Examples of the questions you should ask:
- “What qualities do you think it takes to be successful in this position?”
After the answer is given, give examples of how you possess those qualities.
- “What do you think the biggest challenges will be in this position?”
After the answer is given, give examples of how you’ve dealt with similar challenges, or tell them why you are comfortable that you can deal with those challenges successfully.
- “How would you like to see a person develop in this position in the future?”
(Use this language instead of, “what is the growth opportunity for this position?” – you’ll get the same answer, but your phrasing is more constructive and exhibits that you respect their opinion)
After they describe how someone can grow and develop, take this opportunity to show your enthusiasm and communicate that you are confident you have the ability to develop in the way described.
- “Can you tell me more about the culture of your company?”
People love to talk about themselves and their companies, so they’ll describe some positive things about their organization, which will allow you to say, “Great, this is the type of environment I would love to work in.”
- “You’ve given me some great information and I’m very interested in this opportunity, so I don’t any more questions right now. Is there anything else you’d still like to know about me?”

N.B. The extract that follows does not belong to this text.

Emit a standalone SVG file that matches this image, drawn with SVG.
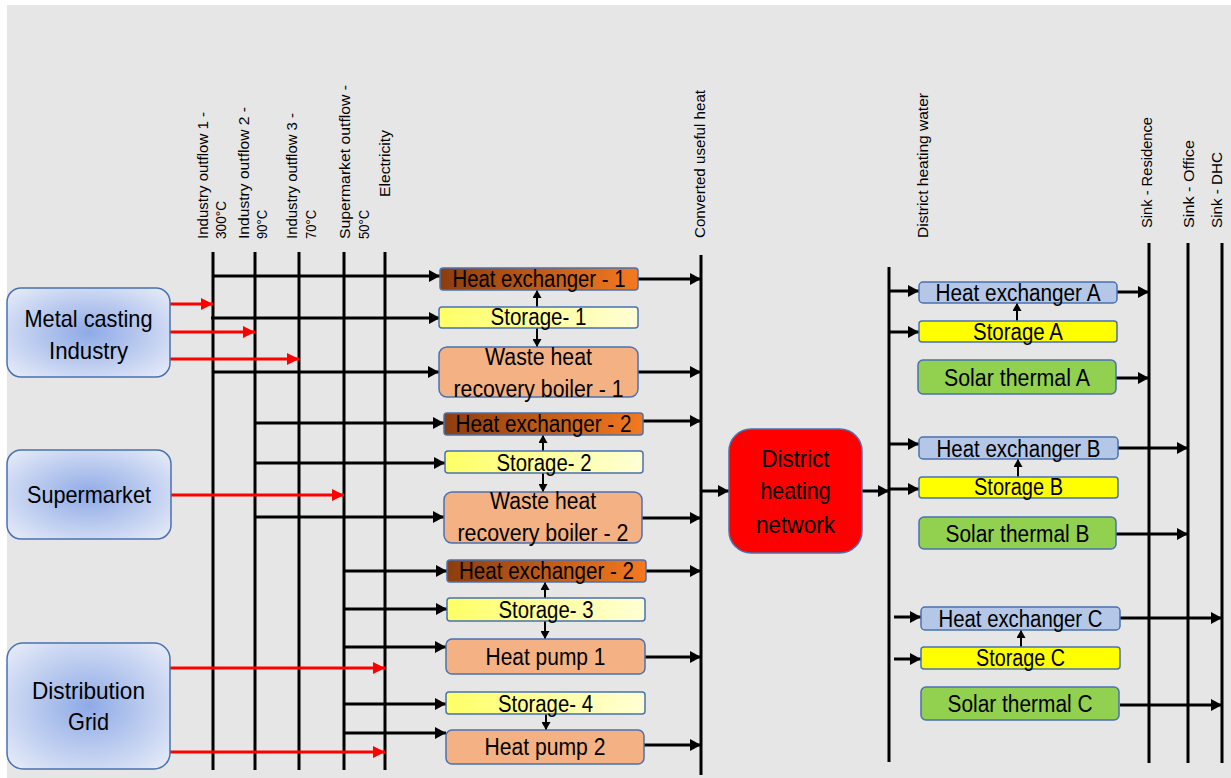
<svg xmlns="http://www.w3.org/2000/svg" width="1231" height="778" viewBox="0 0 1231 778">
<style>
.lbl{font-family:"Liberation Sans",Arial,sans-serif;font-size:14px;fill:#000}
.t{font-family:"Liberation Sans",Arial,sans-serif;fill:#000;text-anchor:middle}
.t22{font-size:24px}
.t21{font-size:23px}
.t20{font-size:23px}
.bus{stroke:#000;stroke-width:3;fill:none}
.ab{stroke:#000;stroke-width:3;fill:none;marker-end:url(#mb)}
.ar{stroke:#ff0000;stroke-width:3;fill:none;marker-end:url(#mr)}
.as{stroke:#000;stroke-width:2;fill:none;marker-end:url(#ms)}
.nb{stroke:#4a72b0;stroke-width:1.5}
</style>
<defs>
<marker id="mb" markerUnits="userSpaceOnUse" markerWidth="12" markerHeight="12" refX="11" refY="6" orient="auto"><path d="M0,0 L11,6 L0,12 z" fill="#000"/></marker>
<marker id="mr" markerUnits="userSpaceOnUse" markerWidth="13" markerHeight="12" refX="12" refY="6" orient="auto"><path d="M0,0 L12,6 L0,12 z" fill="#ff0000"/></marker>
<marker id="ms" markerUnits="userSpaceOnUse" markerWidth="9" markerHeight="9" refX="8" refY="4.5" orient="auto"><path d="M0,0 L8,4.5 L0,9 z" fill="#000"/></marker>
<radialGradient id="gBlue" cx="50%" cy="50%" r="65%"><stop offset="0" stop-color="#8eaae6"/><stop offset="1" stop-color="#e2e8f7"/></radialGradient>
<linearGradient id="gHx" x1="0" y1="0" x2="1" y2="0"><stop offset="0" stop-color="#8c3d0e"/><stop offset="1" stop-color="#f47920"/></linearGradient>
<linearGradient id="gSt" x1="0" y1="0" x2="1" y2="0"><stop offset="0" stop-color="#ffff66"/><stop offset="1" stop-color="#ffffd6"/></linearGradient>
</defs>
<rect x="7" y="5" width="1224" height="773" fill="#e7e6e6"/>

<g id="labels">
<text class="lbl" transform="translate(208,239) rotate(-90)" textLength="127" lengthAdjust="spacingAndGlyphs">Industry outflow 1 -</text>
<text class="lbl" transform="translate(226,239) rotate(-90)" textLength="38" lengthAdjust="spacingAndGlyphs">300°C</text>
<text class="lbl" transform="translate(249,239) rotate(-90)" textLength="132" lengthAdjust="spacingAndGlyphs">Industry outflow 2 -</text>
<text class="lbl" transform="translate(267,239) rotate(-90)" textLength="29" lengthAdjust="spacingAndGlyphs">90°C</text>
<text class="lbl" transform="translate(297,239) rotate(-90)" textLength="126" lengthAdjust="spacingAndGlyphs">Industry outflow 3 -</text>
<text class="lbl" transform="translate(316,239) rotate(-90)" textLength="29" lengthAdjust="spacingAndGlyphs">70°C</text>
<text class="lbl" transform="translate(350,239) rotate(-90)" textLength="154" lengthAdjust="spacingAndGlyphs">Supermarket outflow -</text>
<text class="lbl" transform="translate(369,239) rotate(-90)" textLength="29" lengthAdjust="spacingAndGlyphs">50°C</text>
<text class="lbl" transform="translate(390,197) rotate(-90)" textLength="67" lengthAdjust="spacingAndGlyphs">Electricity</text>
<text class="lbl" transform="translate(705,238) rotate(-90)" textLength="148" lengthAdjust="spacingAndGlyphs">Converted useful heat</text>
<text class="lbl" transform="translate(928,238) rotate(-90)" textLength="145" lengthAdjust="spacingAndGlyphs">District heating water</text>
<text class="lbl" transform="translate(1152,228) rotate(-90)" textLength="111" lengthAdjust="spacingAndGlyphs">Sink -  Residence</text>
<text class="lbl" transform="translate(1194,228) rotate(-90)" textLength="88" lengthAdjust="spacingAndGlyphs">Sink -  Office</text>
<text class="lbl" transform="translate(1222,228) rotate(-90)" textLength="76" lengthAdjust="spacingAndGlyphs">Sink -  DHC</text>
</g>

<g id="connectors">
<line class="bus" x1="213" y1="252" x2="213" y2="770"/>
<line class="bus" x1="255" y1="252" x2="255" y2="770"/>
<line class="bus" x1="299" y1="252" x2="299" y2="770"/>
<line class="bus" x1="344" y1="252" x2="344" y2="770"/>
<line class="bus" x1="385" y1="252" x2="385" y2="770"/>
<line class="bus" x1="701" y1="255" x2="701" y2="775"/>
<line class="bus" x1="889" y1="267" x2="889" y2="762"/>
<line class="bus" x1="1149" y1="243" x2="1149" y2="763"/>
<line class="bus" x1="1188" y1="243" x2="1188" y2="763"/>
<line class="bus" x1="1222" y1="243" x2="1222" y2="763"/>

<line class="ar" x1="170" y1="304" x2="213" y2="304"/>
<line class="ar" x1="170" y1="332" x2="255" y2="332"/>
<line class="ar" x1="170" y1="359" x2="299" y2="359"/>
<line class="ar" x1="171" y1="495" x2="344" y2="495"/>
<line class="ar" x1="170" y1="668" x2="385" y2="668"/>
<line class="ar" x1="170" y1="752" x2="385" y2="752"/>

<line class="ab" x1="213" y1="276" x2="440" y2="276"/>
<line class="ab" x1="211" y1="318" x2="440" y2="318"/>
<line class="ab" x1="213" y1="372" x2="439" y2="372"/>
<line class="ab" x1="255" y1="423" x2="444" y2="423"/>
<line class="ab" x1="255" y1="463" x2="445" y2="463"/>
<line class="ab" x1="255" y1="517" x2="444" y2="517"/>
<line class="ab" x1="344" y1="571" x2="447" y2="571"/>
<line class="ab" x1="344" y1="609" x2="447" y2="609"/>
<line class="ab" x1="344" y1="647" x2="446" y2="647"/>
<line class="ab" x1="344" y1="704" x2="446" y2="704"/>
<line class="ab" x1="344" y1="733" x2="446" y2="733"/>

<line class="ab" x1="638" y1="279" x2="701" y2="279"/>
<line class="ab" x1="638" y1="372" x2="701" y2="372"/>
<line class="ab" x1="643" y1="421" x2="701" y2="421"/>
<line class="ab" x1="642" y1="518" x2="701" y2="518"/>
<line class="ab" x1="646" y1="571" x2="701" y2="571"/>
<line class="ab" x1="645" y1="657" x2="701" y2="657"/>
<line class="ab" x1="644" y1="745" x2="701" y2="745"/>

<line class="as" x1="537" y1="307" x2="537" y2="290"/>
<line class="as" x1="537" y1="326" x2="537" y2="347"/>
<line class="as" x1="543" y1="452" x2="543" y2="435"/>
<line class="as" x1="543" y1="471" x2="543" y2="492"/>
<line class="as" x1="545" y1="599" x2="545" y2="582"/>
<line class="as" x1="545" y1="619" x2="545" y2="639"/>
<line class="as" x1="546" y1="712" x2="546" y2="730"/>

<line class="ab" x1="701" y1="491" x2="729" y2="491"/>
<line class="ab" x1="862" y1="491" x2="889" y2="491"/>

<line class="ab" x1="889" y1="291" x2="919" y2="291"/>
<line class="ab" x1="889" y1="332" x2="919" y2="332"/>
<line class="ab" x1="889" y1="444" x2="919" y2="444"/>
<line class="ab" x1="889" y1="489" x2="919" y2="489"/>
<line class="ab" x1="894" y1="617" x2="921" y2="617"/>
<line class="ab" x1="894" y1="659" x2="921" y2="659"/>

<line class="ab" x1="1117" y1="292" x2="1149" y2="292"/>
<line class="ab" x1="1116" y1="378" x2="1149" y2="378"/>
<line class="ab" x1="1118" y1="448" x2="1188" y2="448"/>
<line class="ab" x1="1116" y1="534" x2="1188" y2="534"/>
<line class="ab" x1="1120" y1="618" x2="1222" y2="618"/>
<line class="ab" x1="1120" y1="705" x2="1222" y2="705"/>

<line class="as" x1="1017" y1="321" x2="1017" y2="303"/>
<line class="as" x1="1018" y1="477" x2="1018" y2="459"/>
<line class="as" x1="1021" y1="647" x2="1021" y2="630"/>
</g>

<g id="metal-casting">
<rect class="nb" x="7" y="288" width="163" height="89" rx="14" fill="url(#gBlue)"/>
<text class="t t22" x="88.5" y="327" textLength="128" lengthAdjust="spacingAndGlyphs">Metal casting</text>
<text class="t t22" x="88.5" y="359" textLength="79" lengthAdjust="spacingAndGlyphs">Industry</text>
</g>
<g id="supermarket">
<rect class="nb" x="7" y="450" width="164" height="89" rx="14" fill="url(#gBlue)"/>
<text class="t t22" x="89" y="503" textLength="124" lengthAdjust="spacingAndGlyphs">Supermarket</text>
</g>
<g id="distribution-grid">
<rect class="nb" x="7" y="643" width="163" height="126" rx="16" fill="url(#gBlue)"/>
<text class="t t22" x="88.5" y="699" textLength="113" lengthAdjust="spacingAndGlyphs">Distribution</text>
<text class="t t22" x="88.5" y="730" textLength="41" lengthAdjust="spacingAndGlyphs">Grid</text>
</g>

<g id="hx1">
<rect class="nb" x="440" y="268" width="198" height="22" rx="3" fill="url(#gHx)"/>
<text class="t t20" x="539" y="287" textLength="173" lengthAdjust="spacingAndGlyphs">Heat exchanger - 1</text>
</g>
<g id="storage1">
<rect class="nb" x="439" y="307" width="199" height="21" rx="3" fill="url(#gSt)"/>
<text class="t t20" x="538.5" y="325" textLength="96" lengthAdjust="spacingAndGlyphs">Storage- 1</text>
</g>
<g id="whrb1">
<rect class="nb" x="439" y="347" width="199" height="50" rx="8" fill="#f4b183"/>
<text class="t t21" x="538.5" y="365" textLength="107" lengthAdjust="spacingAndGlyphs">Waste heat</text>
<text class="t t21" x="538.5" y="397" textLength="170" lengthAdjust="spacingAndGlyphs">recovery boiler - 1</text>
</g>
<g id="hx2">
<rect class="nb" x="444" y="413" width="199" height="22" rx="3" fill="url(#gHx)"/>
<text class="t t20" x="543.5" y="432" textLength="176" lengthAdjust="spacingAndGlyphs">Heat exchanger - 2</text>
</g>
<g id="storage2">
<rect class="nb" x="445" y="451" width="198" height="22" rx="3" fill="url(#gSt)"/>
<text class="t t20" x="544" y="471" textLength="95" lengthAdjust="spacingAndGlyphs">Storage- 2</text>
</g>
<g id="whrb2">
<rect class="nb" x="444" y="492" width="198" height="51" rx="8" fill="#f4b183"/>
<text class="t t21" x="543" y="509" textLength="106" lengthAdjust="spacingAndGlyphs">Waste heat</text>
<text class="t t21" x="543" y="541" textLength="171" lengthAdjust="spacingAndGlyphs">recovery boiler - 2</text>
</g>
<g id="hx3">
<rect class="nb" x="447" y="560" width="199" height="22" rx="3" fill="url(#gHx)"/>
<text class="t t20" x="546.5" y="579" textLength="175" lengthAdjust="spacingAndGlyphs">Heat exchanger - 2</text>
</g>
<g id="storage3">
<rect class="nb" x="447" y="598" width="198" height="23" rx="3" fill="url(#gSt)"/>
<text class="t t20" x="546" y="618" textLength="95" lengthAdjust="spacingAndGlyphs">Storage- 3</text>
</g>
<g id="heat-pump1">
<rect class="nb" x="446" y="639" width="199" height="35" rx="6" fill="#f4b183"/>
<text class="t t21" x="545.5" y="665" textLength="120" lengthAdjust="spacingAndGlyphs">Heat pump 1</text>
</g>
<g id="storage4">
<rect class="nb" x="446" y="692" width="199" height="22" rx="3" fill="url(#gSt)"/>
<text class="t t20" x="545.5" y="712" textLength="95" lengthAdjust="spacingAndGlyphs">Storage- 4</text>
</g>
<g id="heat-pump2">
<rect class="nb" x="446" y="730" width="198" height="34" rx="6" fill="#f4b183"/>
<text class="t t21" x="545" y="755" textLength="121" lengthAdjust="spacingAndGlyphs">Heat pump 2</text>
</g>

<g id="district-heating-network">
<rect class="nb" x="729" y="429" width="133" height="124" rx="22" fill="#ff0000"/>
<text class="t t22" x="795.5" y="467" textLength="68" lengthAdjust="spacingAndGlyphs">District</text>
<text class="t t22" x="795.5" y="499" textLength="70" lengthAdjust="spacingAndGlyphs">heating</text>
<text class="t t22" x="795.5" y="533" textLength="79" lengthAdjust="spacingAndGlyphs">network</text>
</g>

<g id="hx-a">
<rect class="nb" x="919" y="282" width="198" height="21" rx="4" fill="#b4c7e7"/>
<text class="t t21" x="1018" y="301" textLength="165" lengthAdjust="spacingAndGlyphs">Heat exchanger A</text>
</g>
<g id="storage-a">
<rect class="nb" x="919" y="321" width="198" height="21" rx="3" fill="#ffff00"/>
<text class="t t21" x="1018" y="340" textLength="90" lengthAdjust="spacingAndGlyphs">Storage A</text>
</g>
<g id="solar-a">
<rect class="nb" x="918" y="360" width="198" height="34" rx="5" fill="#92d050"/>
<text class="t t21" x="1017" y="386" textLength="146" lengthAdjust="spacingAndGlyphs">Solar thermal A</text>
</g>
<g id="hx-b">
<rect class="nb" x="919" y="437" width="199" height="22" rx="4" fill="#b4c7e7"/>
<text class="t t21" x="1018.5" y="457" textLength="164" lengthAdjust="spacingAndGlyphs">Heat exchanger B</text>
</g>
<g id="storage-b">
<rect class="nb" x="919" y="477" width="199" height="21" rx="3" fill="#ffff00"/>
<text class="t t21" x="1018.5" y="495" textLength="89" lengthAdjust="spacingAndGlyphs">Storage B</text>
</g>
<g id="solar-b">
<rect class="nb" x="919" y="517" width="197" height="32" rx="5" fill="#92d050"/>
<text class="t t21" x="1017.5" y="542" textLength="144" lengthAdjust="spacingAndGlyphs">Solar thermal B</text>
</g>
<g id="hx-c">
<rect class="nb" x="921" y="607" width="199" height="23" rx="4" fill="#b4c7e7"/>
<text class="t t21" x="1020.5" y="627" textLength="164" lengthAdjust="spacingAndGlyphs">Heat exchanger C</text>
</g>
<g id="storage-c">
<rect class="nb" x="921" y="647" width="199" height="22" rx="3" fill="#ffff00"/>
<text class="t t21" x="1020.5" y="666" textLength="89" lengthAdjust="spacingAndGlyphs">Storage C</text>
</g>
<g id="solar-c">
<rect class="nb" x="921" y="687" width="198" height="33" rx="5" fill="#92d050"/>
<text class="t t21" x="1020" y="712" textLength="145" lengthAdjust="spacingAndGlyphs">Solar thermal C</text>
</g>
</svg>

This is a very polite way to wind things down, and you’ve expressed interest in the role near the end of your meeting. It then gives you the opportunity to address any remaining questions that the interviewer might have.
END WITH A FIRM HANDSHAKE, A SMILE, AND ONE LAST COMMENT:
“Thank you again for your time. I’ve enjoyed our discussion and I hope I’ve earned the chance to continue exploring this opportunity. I hope to hear from you soon.”